══ Records supplied
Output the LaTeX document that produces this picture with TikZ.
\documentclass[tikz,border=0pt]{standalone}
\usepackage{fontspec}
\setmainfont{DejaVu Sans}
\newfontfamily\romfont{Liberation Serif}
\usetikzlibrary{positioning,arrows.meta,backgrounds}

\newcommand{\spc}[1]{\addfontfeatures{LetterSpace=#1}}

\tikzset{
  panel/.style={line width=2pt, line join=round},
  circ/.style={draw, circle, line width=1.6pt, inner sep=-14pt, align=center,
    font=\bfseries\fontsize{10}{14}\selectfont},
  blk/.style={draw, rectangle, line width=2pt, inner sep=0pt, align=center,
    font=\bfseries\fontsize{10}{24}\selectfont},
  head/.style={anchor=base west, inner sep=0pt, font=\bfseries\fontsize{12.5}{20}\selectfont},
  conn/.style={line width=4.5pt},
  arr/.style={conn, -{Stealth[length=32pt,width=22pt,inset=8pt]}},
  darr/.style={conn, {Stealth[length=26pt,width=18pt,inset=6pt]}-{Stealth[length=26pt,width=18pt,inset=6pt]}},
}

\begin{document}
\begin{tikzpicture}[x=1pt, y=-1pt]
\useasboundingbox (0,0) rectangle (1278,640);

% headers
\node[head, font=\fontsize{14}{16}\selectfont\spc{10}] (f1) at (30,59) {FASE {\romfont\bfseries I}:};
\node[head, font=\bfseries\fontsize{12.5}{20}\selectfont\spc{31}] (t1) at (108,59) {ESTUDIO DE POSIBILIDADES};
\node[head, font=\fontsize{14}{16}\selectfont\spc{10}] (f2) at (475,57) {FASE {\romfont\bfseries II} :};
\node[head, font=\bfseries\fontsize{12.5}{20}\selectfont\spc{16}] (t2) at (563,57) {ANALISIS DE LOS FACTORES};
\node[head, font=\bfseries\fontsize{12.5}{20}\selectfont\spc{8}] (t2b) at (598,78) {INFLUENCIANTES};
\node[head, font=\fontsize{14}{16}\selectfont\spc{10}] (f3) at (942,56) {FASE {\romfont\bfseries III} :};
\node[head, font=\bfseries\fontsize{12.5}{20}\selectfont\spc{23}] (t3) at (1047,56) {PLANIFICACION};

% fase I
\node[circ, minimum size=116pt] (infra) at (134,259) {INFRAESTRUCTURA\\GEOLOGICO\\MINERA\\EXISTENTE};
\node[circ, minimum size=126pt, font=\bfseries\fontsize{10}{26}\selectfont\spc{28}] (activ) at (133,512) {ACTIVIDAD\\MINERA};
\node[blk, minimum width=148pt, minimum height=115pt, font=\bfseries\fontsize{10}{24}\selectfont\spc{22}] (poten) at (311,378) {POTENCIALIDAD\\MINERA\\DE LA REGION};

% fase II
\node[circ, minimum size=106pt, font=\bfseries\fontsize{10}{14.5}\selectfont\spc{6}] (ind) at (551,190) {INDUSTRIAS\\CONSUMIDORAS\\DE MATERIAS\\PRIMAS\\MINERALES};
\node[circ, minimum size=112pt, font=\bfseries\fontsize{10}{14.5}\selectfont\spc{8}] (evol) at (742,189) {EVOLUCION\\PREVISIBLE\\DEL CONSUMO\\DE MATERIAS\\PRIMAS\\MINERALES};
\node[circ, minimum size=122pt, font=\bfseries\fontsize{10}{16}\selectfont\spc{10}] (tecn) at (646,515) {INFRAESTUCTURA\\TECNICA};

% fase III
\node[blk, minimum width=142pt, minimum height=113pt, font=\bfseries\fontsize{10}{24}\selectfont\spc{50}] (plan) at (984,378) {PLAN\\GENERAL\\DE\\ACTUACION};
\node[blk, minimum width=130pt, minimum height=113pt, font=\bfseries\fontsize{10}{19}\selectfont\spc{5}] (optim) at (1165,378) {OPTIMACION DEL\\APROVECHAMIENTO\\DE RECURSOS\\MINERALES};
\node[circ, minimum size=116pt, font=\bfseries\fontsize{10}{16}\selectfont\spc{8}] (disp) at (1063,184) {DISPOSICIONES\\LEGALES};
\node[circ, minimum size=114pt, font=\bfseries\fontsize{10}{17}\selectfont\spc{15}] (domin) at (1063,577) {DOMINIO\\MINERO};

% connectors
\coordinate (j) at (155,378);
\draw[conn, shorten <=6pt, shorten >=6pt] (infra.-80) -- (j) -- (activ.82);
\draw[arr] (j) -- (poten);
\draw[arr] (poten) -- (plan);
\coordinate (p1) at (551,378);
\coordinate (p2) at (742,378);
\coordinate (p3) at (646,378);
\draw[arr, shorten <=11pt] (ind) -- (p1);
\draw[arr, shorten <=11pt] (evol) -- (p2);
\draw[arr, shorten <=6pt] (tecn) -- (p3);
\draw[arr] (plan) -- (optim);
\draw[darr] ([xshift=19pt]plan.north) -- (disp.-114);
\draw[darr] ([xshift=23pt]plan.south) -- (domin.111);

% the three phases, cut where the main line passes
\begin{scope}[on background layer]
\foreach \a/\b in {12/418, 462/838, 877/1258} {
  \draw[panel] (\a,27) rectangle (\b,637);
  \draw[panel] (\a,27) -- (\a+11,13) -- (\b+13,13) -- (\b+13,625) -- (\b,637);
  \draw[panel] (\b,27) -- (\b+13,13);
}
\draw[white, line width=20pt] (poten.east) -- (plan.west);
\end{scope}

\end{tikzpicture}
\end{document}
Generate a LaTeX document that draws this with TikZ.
════
Task objective:
Faithfully copy every entry, leaving nothing out.

Final result:
Output the LaTeX document that produces this picture with TikZ.
\documentclass[tikz,border=0pt]{standalone}
\usepackage{fontspec}
\setmainfont{DejaVu Sans}
\newfontfamily\romfont{Liberation Serif}
\usetikzlibrary{positioning,arrows.meta,backgrounds}

\newcommand{\spc}[1]{\addfontfeatures{LetterSpace=#1}}

\tikzset{
  panel/.style={line width=2pt, line join=round},
  circ/.style={draw, circle, line width=1.6pt, inner sep=-14pt, align=center,
    font=\bfseries\fontsize{10}{14}\selectfont},
  blk/.style={draw, rectangle, line width=2pt, inner sep=0pt, align=center,
    font=\bfseries\fontsize{10}{24}\selectfont},
  head/.style={anchor=base west, inner sep=0pt, font=\bfseries\fontsize{12.5}{20}\selectfont},
  conn/.style={line width=4.5pt},
  arr/.style={conn, -{Stealth[length=32pt,width=22pt,inset=8pt]}},
  darr/.style={conn, {Stealth[length=26pt,width=18pt,inset=6pt]}-{Stealth[length=26pt,width=18pt,inset=6pt]}},
}

\begin{document}
\begin{tikzpicture}[x=1pt, y=-1pt]
\useasboundingbox (0,0) rectangle (1278,640);

% headers
\node[head, font=\fontsize{14}{16}\selectfont\spc{10}] (f1) at (30,59) {FASE {\romfont\bfseries I}:};
\node[head, font=\bfseries\fontsize{12.5}{20}\selectfont\spc{31}] (t1) at (108,59) {ESTUDIO DE POSIBILIDADES};
\node[head, font=\fontsize{14}{16}\selectfont\spc{10}] (f2) at (475,57) {FASE {\romfont\bfseries II} :};
\node[head, font=\bfseries\fontsize{12.5}{20}\selectfont\spc{16}] (t2) at (563,57) {ANALISIS DE LOS FACTORES};
\node[head, font=\bfseries\fontsize{12.5}{20}\selectfont\spc{8}] (t2b) at (598,78) {INFLUENCIANTES};
\node[head, font=\fontsize{14}{16}\selectfont\spc{10}] (f3) at (942,56) {FASE {\romfont\bfseries III} :};
\node[head, font=\bfseries\fontsize{12.5}{20}\selectfont\spc{23}] (t3) at (1047,56) {PLANIFICACION};

% fase I
\node[circ, minimum size=116pt] (infra) at (134,259) {INFRAESTRUCTURA\\GEOLOGICO\\MINERA\\EXISTENTE};
\node[circ, minimum size=126pt, font=\bfseries\fontsize{10}{26}\selectfont\spc{28}] (activ) at (133,512) {ACTIVIDAD\\MINERA};
\node[blk, minimum width=148pt, minimum height=115pt, font=\bfseries\fontsize{10}{24}\selectfont\spc{22}] (poten) at (311,378) {POTENCIALIDAD\\MINERA\\DE LA REGION};

% fase II
\node[circ, minimum size=106pt, font=\bfseries\fontsize{10}{14.5}\selectfont\spc{6}] (ind) at (551,190) {INDUSTRIAS\\CONSUMIDORAS\\DE MATERIAS\\PRIMAS\\MINERALES};
\node[circ, minimum size=112pt, font=\bfseries\fontsize{10}{14.5}\selectfont\spc{8}] (evol) at (742,189) {EVOLUCION\\PREVISIBLE\\DEL CONSUMO\\DE MATERIAS\\PRIMAS\\MINERALES};
\node[circ, minimum size=122pt, font=\bfseries\fontsize{10}{16}\selectfont\spc{10}] (tecn) at (646,515) {INFRAESTUCTURA\\TECNICA};

% fase III
\node[blk, minimum width=142pt, minimum height=113pt, font=\bfseries\fontsize{10}{24}\selectfont\spc{50}] (plan) at (984,378) {PLAN\\GENERAL\\DE\\ACTUACION};
\node[blk, minimum width=130pt, minimum height=113pt, font=\bfseries\fontsize{10}{19}\selectfont\spc{5}] (optim) at (1165,378) {OPTIMACION DEL\\APROVECHAMIENTO\\DE RECURSOS\\MINERALES};
\node[circ, minimum size=116pt, font=\bfseries\fontsize{10}{16}\selectfont\spc{8}] (disp) at (1063,184) {DISPOSICIONES\\LEGALES};
\node[circ, minimum size=114pt, font=\bfseries\fontsize{10}{17}\selectfont\spc{15}] (domin) at (1063,577) {DOMINIO\\MINERO};

% connectors
\coordinate (j) at (155,378);
\draw[conn, shorten <=6pt, shorten >=6pt] (infra.-80) -- (j) -- (activ.82);
\draw[arr] (j) -- (poten);
\draw[arr] (poten) -- (plan);
\coordinate (p1) at (551,378);
\coordinate (p2) at (742,378);
\coordinate (p3) at (646,378);
\draw[arr, shorten <=11pt] (ind) -- (p1);
\draw[arr, shorten <=11pt] (evol) -- (p2);
\draw[arr, shorten <=6pt] (tecn) -- (p3);
\draw[arr] (plan) -- (optim);
\draw[darr] ([xshift=19pt]plan.north) -- (disp.-114);
\draw[darr] ([xshift=23pt]plan.south) -- (domin.111);

% the three phases, cut where the main line passes
\begin{scope}[on background layer]
\foreach \a/\b in {12/418, 462/838, 877/1258} {
  \draw[panel] (\a,27) rectangle (\b,637);
  \draw[panel] (\a,27) -- (\a+11,13) -- (\b+13,13) -- (\b+13,625) -- (\b,637);
  \draw[panel] (\b,27) -- (\b+13,13);
}
\draw[white, line width=20pt] (poten.east) -- (plan.west);
\end{scope}

\end{tikzpicture}
\end{document}
Generate a LaTeX document that draws this with TikZ.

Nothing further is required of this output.